- **Stated task**:
Leaving out every picture, retype the lines below from the top through the one that contains "plt.rcParams['font.family'] = ['Open".

Records with drawing code:
----------

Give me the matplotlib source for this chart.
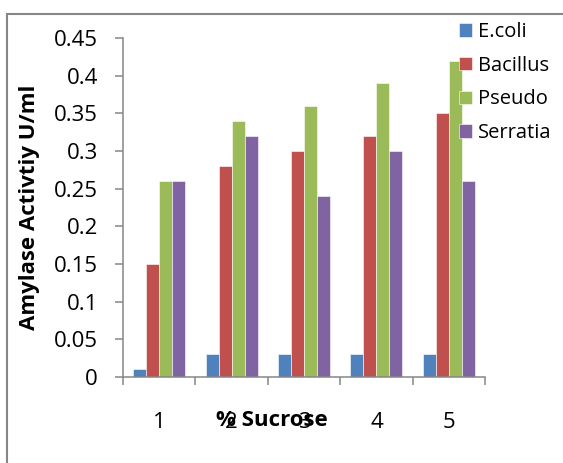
import numpy as np
import matplotlib
matplotlib.use("Agg")
import matplotlib.pyplot as plt
from matplotlib.patches import Rectangle

plt.rcParams['font.family'] = ['Open Sans', 'DejaVu Sans']

# % sucrose levels and amylase activity (U/ml) per organism
sucrose = ['1', '2', '3', '4', '5']
ecoli = [0.01, 0.03, 0.03, 0.03, 0.03]
bacillus = [0.15, 0.28, 0.30, 0.32, 0.35]
pseudo = [0.26, 0.34, 0.36, 0.39, 0.42]
serratia = [0.26, 0.32, 0.24, 0.30, 0.26]

series = [('E.coli', ecoli, '#4F81BD'),
          ('Bacillus', bacillus, '#C0504D'),
          ('Pseudo', pseudo, '#9BBB59'),
          ('Serratia', serratia, '#8064A2')]

W, H = 563, 463
fig = plt.figure(figsize=(W / 100, H / 100), dpi=100)

# chart frame
fig.patches.append(Rectangle((7 / W, -0.1), 1.2, 1 - 14 / H + 0.1,
                             transform=fig.transFigure, fill=False,
                             edgecolor='#868686', linewidth=1.5))

ax = fig.add_axes([123 / W, 1 - 377 / H, (485 - 123) / W, (377 - 38) / H])

x = np.arange(1, len(sucrose) + 1)
bw = 0.18
for i, (name, vals, col) in enumerate(series):
    ax.bar(x + (i - 1.5) * bw, vals, bw, color=col, edgecolor='white',
           linewidth=0.4, label=name)

ax.set_xlim(0.5, 5.5)
ax.set_ylim(0, 0.45)
ax.set_yticks(np.arange(0, 0.451, 0.05))
ax.set_yticklabels(['0', '0.05', '0.1', '0.15', '0.2', '0.25', '0.3',
                    '0.35', '0.4', '0.45'])

# category boundaries get tick marks, labels sit at the centres
ax.set_xticks(np.arange(0.5, 5.6, 1.0))
ax.set_xticklabels([])
ax.set_xticks(x, minor=True)
ax.set_xticklabels(sucrose, minor=True)
ax.tick_params(axis='x', which='major', length=6, width=1.1, color='#868686')
ax.tick_params(axis='x', which='minor', length=0, pad=25, labelsize=16)
ax.tick_params(axis='y', length=6, width=1.1, color='#868686', pad=12,
               labelsize=16)

for s in ['top', 'right']:
    ax.spines[s].set_visible(False)
for s in ['left', 'bottom']:
    ax.spines[s].set_color('#868686')
    ax.spines[s].set_linewidth(1.1)

# axis titles
fig.text(30 / W, 1 - 207.5 / H, 'Amylase Activtiy U/ml', fontsize=16,
         fontweight='bold', rotation=90, ha='center', va='center')
fig.text(272 / W, 1 - 420 / H, '% Sucrose', fontsize=16, fontweight='bold',
         ha='center', va='center')

ax.legend(loc='upper left', bbox_to_anchor=(459 / W, 1 - 22 / H),
          bbox_transform=fig.transFigure, frameon=False, fontsize=14.5,
          handlelength=0.65, handleheight=0.65, handletextpad=0.3,
          labelspacing=0.68, borderpad=0, borderaxespad=0)

fig.savefig('out.png', dpi=100)
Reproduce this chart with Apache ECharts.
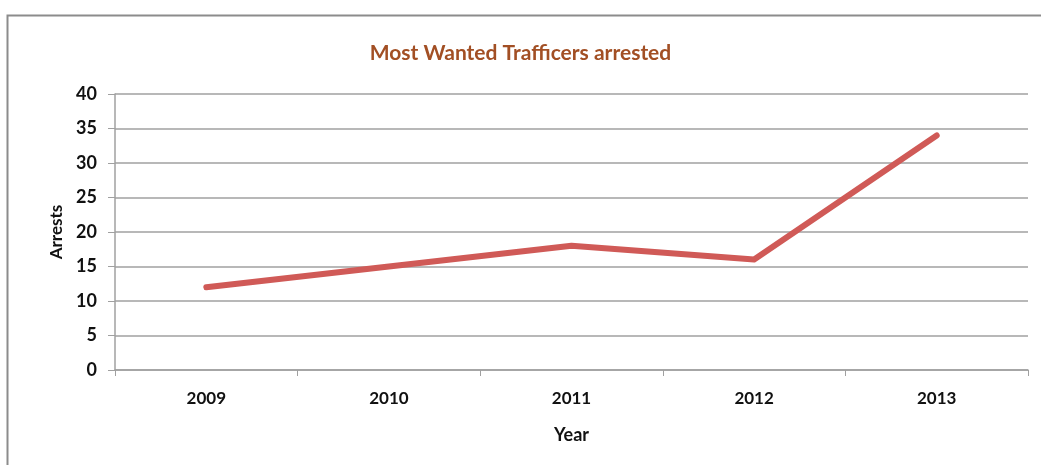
<!DOCTYPE html>
<html><head><meta charset="utf-8">
<script src="https://cdn.jsdelivr.net/npm/echarts@6/dist/echarts.min.js"></script>
<style>html,body{margin:0;padding:0;background:#fff}#c{width:1041px;height:465px}</style>
</head><body><div id="c"></div>
<script>
const years = ['2009','2010','2011','2012','2013'];
const arrests = [12, 15, 18, 16, 34];
const yTicks = [0, 5, 10, 15, 20, 25, 30, 35, 40];

const chart = echarts.init(document.getElementById('c'));
const font = 'Lato, "Open Sans", sans-serif';
chart.setOption({
  animation: false,
  backgroundColor: '#fff',
  graphic: [{
    type: 'rect', left: 5, top: 13, shape: {width: 1100, height: 500},
    style: {fill: 'none', stroke: '#8c8c8c', lineWidth: 2}, silent: true
  }],
  title: {
    text: 'Most Wanted Trafficers arrested', left: 'center', top: 38,
    textStyle: {fontFamily: font, fontSize: 21, fontWeight: 'bold', color: '#a24f24'}
  },
  grid: {left: 115, right: 13, top: 94, bottom: 95},
  xAxis: {
    type: 'category', data: years, boundaryGap: true,
    name: 'Year', nameLocation: 'middle', nameGap: 56,
    nameTextStyle: {fontFamily: font, fontSize: 18, fontWeight: 'bold', color: '#111'},
    axisLine: {lineStyle: {color: '#a0a0a0', width: 1.5}},
    axisTick: {show: true, length: 6, lineStyle: {color: '#a0a0a0'}},
    axisLabel: {fontFamily: font, fontSize: 17, fontWeight: 'bold', color: '#111', margin: 20}
  },
  yAxis: {
    type: 'value', min: yTicks[0], max: yTicks[yTicks.length-1], interval: 5,
    name: 'Arrests', nameLocation: 'middle', nameGap: 48, nameRotate: 90,
    nameTextStyle: {fontFamily: font, fontSize: 17, fontWeight: 'bold', color: '#111'},
    axisLine: {show: true, lineStyle: {color: '#a0a0a0', width: 1.5}},
    axisTick: {show: true, length: 7, lineStyle: {color: '#a0a0a0'}},
    axisLabel: {fontFamily: font, fontSize: 18, fontWeight: 'bold', color: '#111', margin: 18},
    splitLine: {lineStyle: {color: '#a0a0a0', width: 1.5}}
  },
  series: [{
    type: 'line', data: arrests, symbol: 'none',
    lineStyle: {color: '#d05a57', width: 6, cap: 'round', join: 'round'}
  }]
});
</script></body></html>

----------

- **Solution to this problem**:
Give me the matplotlib source for this chart.
import numpy as np
import matplotlib
matplotlib.use("Agg")
import matplotlib.pyplot as plt
from matplotlib.patches import Rectangle

plt.rcParams['font.family'] = ['Open Sans', 'DejaVu Sans']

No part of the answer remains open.